+++ Information provided +++

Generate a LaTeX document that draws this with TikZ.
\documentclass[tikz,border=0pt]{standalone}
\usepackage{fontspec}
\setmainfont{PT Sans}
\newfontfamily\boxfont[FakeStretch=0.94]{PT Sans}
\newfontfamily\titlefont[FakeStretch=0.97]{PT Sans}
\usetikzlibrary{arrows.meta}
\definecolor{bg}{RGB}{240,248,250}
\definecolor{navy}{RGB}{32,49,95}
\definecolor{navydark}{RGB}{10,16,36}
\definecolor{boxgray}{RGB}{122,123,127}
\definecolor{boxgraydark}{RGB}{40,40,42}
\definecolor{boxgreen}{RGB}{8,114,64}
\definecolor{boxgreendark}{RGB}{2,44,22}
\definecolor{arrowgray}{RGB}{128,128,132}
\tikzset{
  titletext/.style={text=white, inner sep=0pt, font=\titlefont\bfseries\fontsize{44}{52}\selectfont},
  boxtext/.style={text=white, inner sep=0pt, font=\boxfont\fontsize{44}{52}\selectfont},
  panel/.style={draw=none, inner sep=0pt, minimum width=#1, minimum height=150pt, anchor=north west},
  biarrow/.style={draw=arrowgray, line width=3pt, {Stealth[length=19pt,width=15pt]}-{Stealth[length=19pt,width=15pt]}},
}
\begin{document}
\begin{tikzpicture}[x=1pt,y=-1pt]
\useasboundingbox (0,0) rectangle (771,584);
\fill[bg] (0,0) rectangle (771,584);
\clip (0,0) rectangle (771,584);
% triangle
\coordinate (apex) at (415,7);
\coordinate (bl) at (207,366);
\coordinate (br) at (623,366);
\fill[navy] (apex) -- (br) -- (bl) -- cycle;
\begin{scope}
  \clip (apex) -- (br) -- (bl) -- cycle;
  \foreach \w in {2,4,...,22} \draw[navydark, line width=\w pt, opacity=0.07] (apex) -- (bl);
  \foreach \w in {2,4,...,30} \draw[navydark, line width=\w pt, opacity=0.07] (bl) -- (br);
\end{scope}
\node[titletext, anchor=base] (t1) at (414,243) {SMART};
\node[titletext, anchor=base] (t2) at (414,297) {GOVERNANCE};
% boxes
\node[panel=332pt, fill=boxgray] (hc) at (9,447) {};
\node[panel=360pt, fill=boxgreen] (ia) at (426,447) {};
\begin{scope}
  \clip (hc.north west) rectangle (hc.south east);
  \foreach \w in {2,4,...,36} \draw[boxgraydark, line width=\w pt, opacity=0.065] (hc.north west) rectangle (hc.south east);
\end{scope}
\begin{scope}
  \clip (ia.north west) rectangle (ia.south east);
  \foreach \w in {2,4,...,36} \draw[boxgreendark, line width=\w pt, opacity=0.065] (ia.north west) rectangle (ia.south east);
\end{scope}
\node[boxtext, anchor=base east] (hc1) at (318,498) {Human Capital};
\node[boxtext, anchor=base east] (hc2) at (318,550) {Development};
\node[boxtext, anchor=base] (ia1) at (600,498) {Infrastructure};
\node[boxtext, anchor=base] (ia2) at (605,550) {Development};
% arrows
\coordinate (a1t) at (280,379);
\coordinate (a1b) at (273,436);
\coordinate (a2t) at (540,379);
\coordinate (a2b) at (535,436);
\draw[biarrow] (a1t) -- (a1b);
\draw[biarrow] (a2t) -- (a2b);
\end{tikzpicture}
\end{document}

+++

* _Exercise brief_
Take the lines above and retype all of them exactly.

* _Answer for the task_
Generate a LaTeX document that draws this with TikZ.
\documentclass[tikz,border=0pt]{standalone}
\usepackage{fontspec}
\setmainfont{PT Sans}
\newfontfamily\boxfont[FakeStretch=0.94]{PT Sans}
\newfontfamily\titlefont[FakeStretch=0.97]{PT Sans}
\usetikzlibrary{arrows.meta}
\definecolor{bg}{RGB}{240,248,250}
\definecolor{navy}{RGB}{32,49,95}
\definecolor{navydark}{RGB}{10,16,36}
\definecolor{boxgray}{RGB}{122,123,127}
\definecolor{boxgraydark}{RGB}{40,40,42}
\definecolor{boxgreen}{RGB}{8,114,64}
\definecolor{boxgreendark}{RGB}{2,44,22}
\definecolor{arrowgray}{RGB}{128,128,132}
\tikzset{
  titletext/.style={text=white, inner sep=0pt, font=\titlefont\bfseries\fontsize{44}{52}\selectfont},
  boxtext/.style={text=white, inner sep=0pt, font=\boxfont\fontsize{44}{52}\selectfont},
  panel/.style={draw=none, inner sep=0pt, minimum width=#1, minimum height=150pt, anchor=north west},
  biarrow/.style={draw=arrowgray, line width=3pt, {Stealth[length=19pt,width=15pt]}-{Stealth[length=19pt,width=15pt]}},
}
\begin{document}
\begin{tikzpicture}[x=1pt,y=-1pt]
\useasboundingbox (0,0) rectangle (771,584);
\fill[bg] (0,0) rectangle (771,584);
\clip (0,0) rectangle (771,584);
% triangle
\coordinate (apex) at (415,7);
\coordinate (bl) at (207,366);
\coordinate (br) at (623,366);
\fill[navy] (apex) -- (br) -- (bl) -- cycle;
\begin{scope}
  \clip (apex) -- (br) -- (bl) -- cycle;
  \foreach \w in {2,4,...,22} \draw[navydark, line width=\w pt, opacity=0.07] (apex) -- (bl);
  \foreach \w in {2,4,...,30} \draw[navydark, line width=\w pt, opacity=0.07] (bl) -- (br);
\end{scope}
\node[titletext, anchor=base] (t1) at (414,243) {SMART};
\node[titletext, anchor=base] (t2) at (414,297) {GOVERNANCE};
% boxes
\node[panel=332pt, fill=boxgray] (hc) at (9,447) {};
\node[panel=360pt, fill=boxgreen] (ia) at (426,447) {};
\begin{scope}
  \clip (hc.north west) rectangle (hc.south east);
  \foreach \w in {2,4,...,36} \draw[boxgraydark, line width=\w pt, opacity=0.065] (hc.north west) rectangle (hc.south east);
\end{scope}
\begin{scope}
  \clip (ia.north west) rectangle (ia.south east);
  \foreach \w in {2,4,...,36} \draw[boxgreendark, line width=\w pt, opacity=0.065] (ia.north west) rectangle (ia.south east);
\end{scope}
\node[boxtext, anchor=base east] (hc1) at (318,498) {Human Capital};
\node[boxtext, anchor=base east] (hc2) at (318,550) {Development};
\node[boxtext, anchor=base] (ia1) at (600,498) {Infrastructure};
\node[boxtext, anchor=base] (ia2) at (605,550) {Development};
% arrows
\coordinate (a1t) at (280,379);
\coordinate (a1b) at (273,436);
\coordinate (a2t) at (540,379);
\coordinate (a2b) at (535,436);
\draw[biarrow] (a1t) -- (a1b);
\draw[biarrow] (a2t) -- (a2b);
\end{tikzpicture}
\end{document}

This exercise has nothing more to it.